In Michigan, it’s often one of the first flavors to run out on hot days. Fans return year after year, treating it like a seasonal rite of passage.
9. Dutch Banket (Almond Pastry)
Golden pastry logs filled with almond paste appear on bakery trays during the holidays, their flaky layers giving way to a fragrant, nutty center.
Brought by Dutch immigrants to western Michigan, banket became a staple in towns like Holland and Grand Rapids. Families often bake it for Christmas gatherings and church events.
Sharing slices feels essential. The pastry is rich, but when passed around a table, it softens into something communal, a reminder of how food binds traditions together.
10. Caramel Apples (Cider Mill)
Glossy caramel apples line wooden stands at Michigan cider mills each fall, their sticky surfaces catching bits of peanut or sprinkles.

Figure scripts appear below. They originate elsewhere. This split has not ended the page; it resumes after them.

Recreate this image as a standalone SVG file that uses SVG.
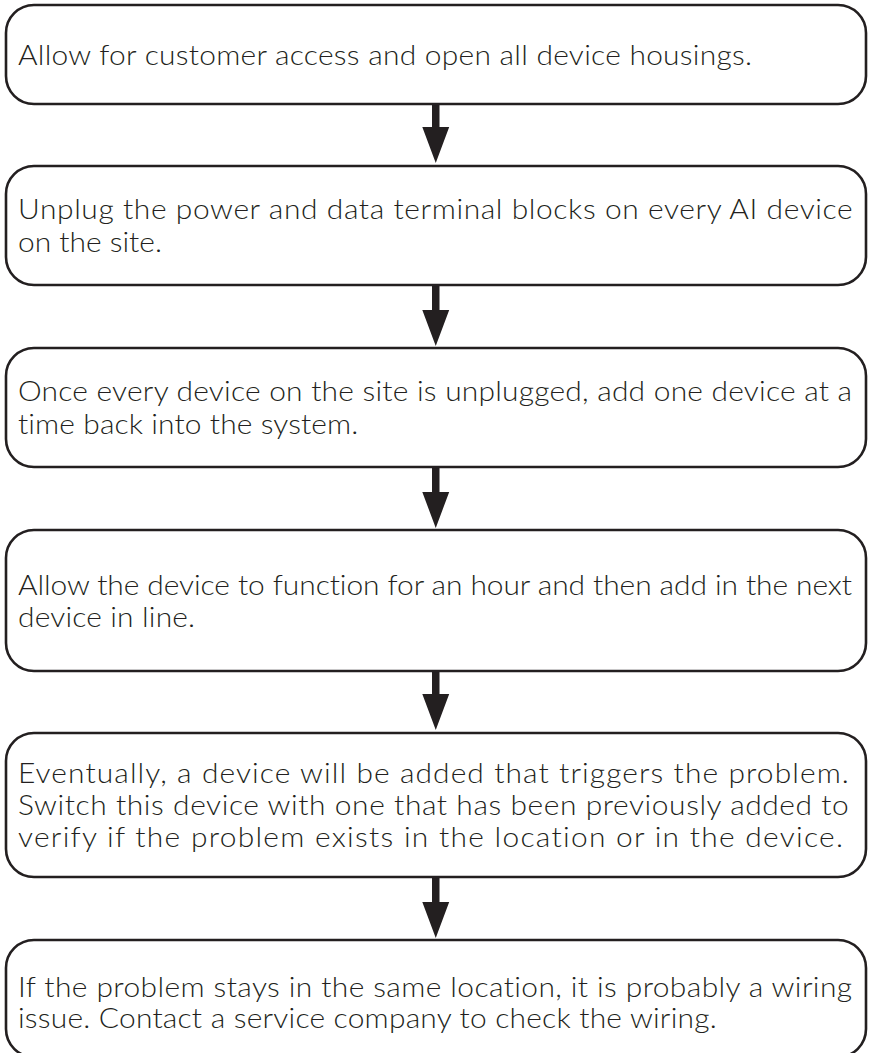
<svg xmlns="http://www.w3.org/2000/svg" width="870" height="1053" viewBox="0 0 870 1053">
  <style>
    .box { fill: #ffffff; stroke: #231f20; stroke-width: 2.6; }
    .label { font-family: "Lato", "Liberation Sans", sans-serif; font-size: 28px; font-weight: 300; fill: #231f20; font-variant-ligatures: none; }
    .arrow { fill: #231f20; }
  </style>
  <rect width="870" height="1053" fill="#ffffff"/>

  <!-- connectors: short shaft + triangular head between stacked steps -->
  <g id="connectors">
    <path class="arrow" d="M432,104 H439.5 V127 H449.2 L435.75,163 L422.3,127 H432 Z"/>
    <path class="arrow" d="M432,285 H439.5 V310 H449.2 L435.75,346 L422.3,310 H432 Z"/>
    <path class="arrow" d="M432,467 H439.5 V492 H449.2 L435.75,528 L422.3,492 H432 Z"/>
    <path class="arrow" d="M432,671 H439.5 V694 H449.2 L435.75,730 L422.3,694 H432 Z"/>
    <path class="arrow" d="M432,877 H439.5 V902 H449.2 L435.75,938 L422.3,902 H432 Z"/>
  </g>

  <!-- body text is set slightly wide: each line is stretched 1.07x from the left margin -->
  <g id="step1">
    <rect class="box" x="6" y="5" width="860" height="99" rx="28" ry="28"/>
    <g transform="matrix(1.07 0 0 1 18 0)">
      <text class="label" x="0" y="65" textLength="686" lengthAdjust="spacing">Allow for customer access and open all device housings.</text>
    </g>
  </g>

  <g id="step2">
    <rect class="box" x="6" y="166" width="860" height="119" rx="28" ry="28"/>
    <g transform="matrix(1.07 0 0 1 18 0)">
      <text class="label" x="0" y="219" textLength="780" lengthAdjust="spacing">Unplug the power and data terminal blocks on every AI device</text>
      <text class="label" x="0" y="252" textLength="134.5" lengthAdjust="spacing">on the site.</text>
    </g>
  </g>

  <g id="step3">
    <rect class="box" x="6" y="348" width="860" height="119" rx="28" ry="28"/>
    <g transform="matrix(1.07 0 0 1 18 0)">
      <text class="label" x="0" y="401" textLength="779.5" lengthAdjust="spacing">Once every device on the site is unplugged, add one device at a</text>
      <text class="label" x="0" y="434" textLength="318" lengthAdjust="spacing">time back into the system.</text>
    </g>
  </g>

  <g id="step4">
    <rect class="box" x="6" y="530" width="860" height="141" rx="28" ry="28"/>
    <g transform="matrix(1.07 0 0 1 18 0)">
      <text class="label" x="0" y="595" textLength="779.5" lengthAdjust="spacing">Allow the device to function for an hour and then add in the next</text>
      <text class="label" x="0" y="627" textLength="165.5" lengthAdjust="spacing">device in line.</text>
    </g>
  </g>

  <g id="step5">
    <rect class="box" x="6" y="733" width="860" height="144" rx="28" ry="28"/>
    <g transform="matrix(1.07 0 0 1 18 0)">
      <text class="label" x="0" y="783" textLength="776.5" lengthAdjust="spacing">Eventually, a device will be added that triggers the problem.</text>
      <text class="label" x="0" y="815" textLength="776.5" lengthAdjust="spacing">Switch this device with one that has been previously added to</text>
      <text class="label" x="0" y="847" textLength="771" lengthAdjust="spacing">verify if the problem exists in the location or in the device.</text>
    </g>
  </g>

  <g id="step6">
    <rect class="box" x="6" y="940" width="860" height="117" rx="28" ry="28"/>
    <g transform="matrix(1.07 0 0 1 18 0)">
      <text class="label" x="0" y="997" textLength="779.5" lengthAdjust="spacing">If the problem stays in the same location, it is probably a wiring</text>
      <text class="label" x="0" y="1028" textLength="653" lengthAdjust="spacing">issue. Contact a service company to check the wiring.</text>
    </g>
  </g>
</svg>
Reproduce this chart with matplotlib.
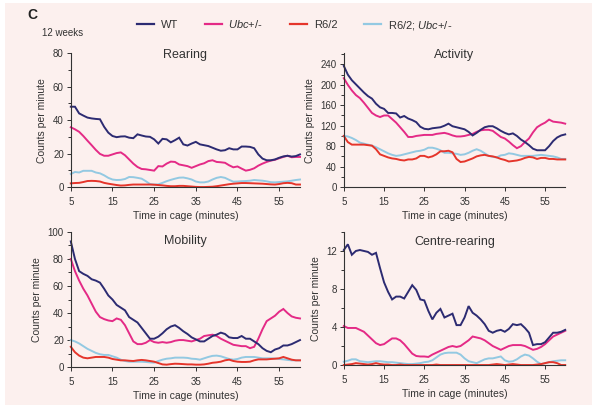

The tradition of dipping apples in caramel dates to the early 20th century, but in Michigan it’s tied most closely to orchard visits and cider mill weekends.
I like them best outdoors, where the crunch of the apple meets cool air. Eating one feels less like dessert and more like marking the season with a small ceremony.
11. Thimbleberry Jam Thumbprints
Deep red jam pools in the center of buttery thumbprint cookies, staining the edges slightly as it bakes. The flavor is tart, almost floral.
Thimbleberries grow in Michigan’s Upper Peninsula and have been used in jams and preserves for generations. Local bakeries and home kitchens use the jam in simple cookie dough.
Biting into one is bright and surprising, sharper than a strawberry or raspberry version. It’s a taste that ties cookies directly to the landscape of the U.P.
12. Maple Sugar Candy
Pale amber maple sugar candies, molded into leaves or small blocks, dissolve slowly on the tongue with deep caramel notes. The texture is firm at first, then softens quickly.
Michigan’s maple sugaring tradition runs strong in the northern counties, where sap collection and sugar making have been practiced for centuries. Families still boil sap in small batches each spring.
Eating one feels grounding. It’s sweet, yes, but also earthy, as if the trees themselves left a signature on the dessert.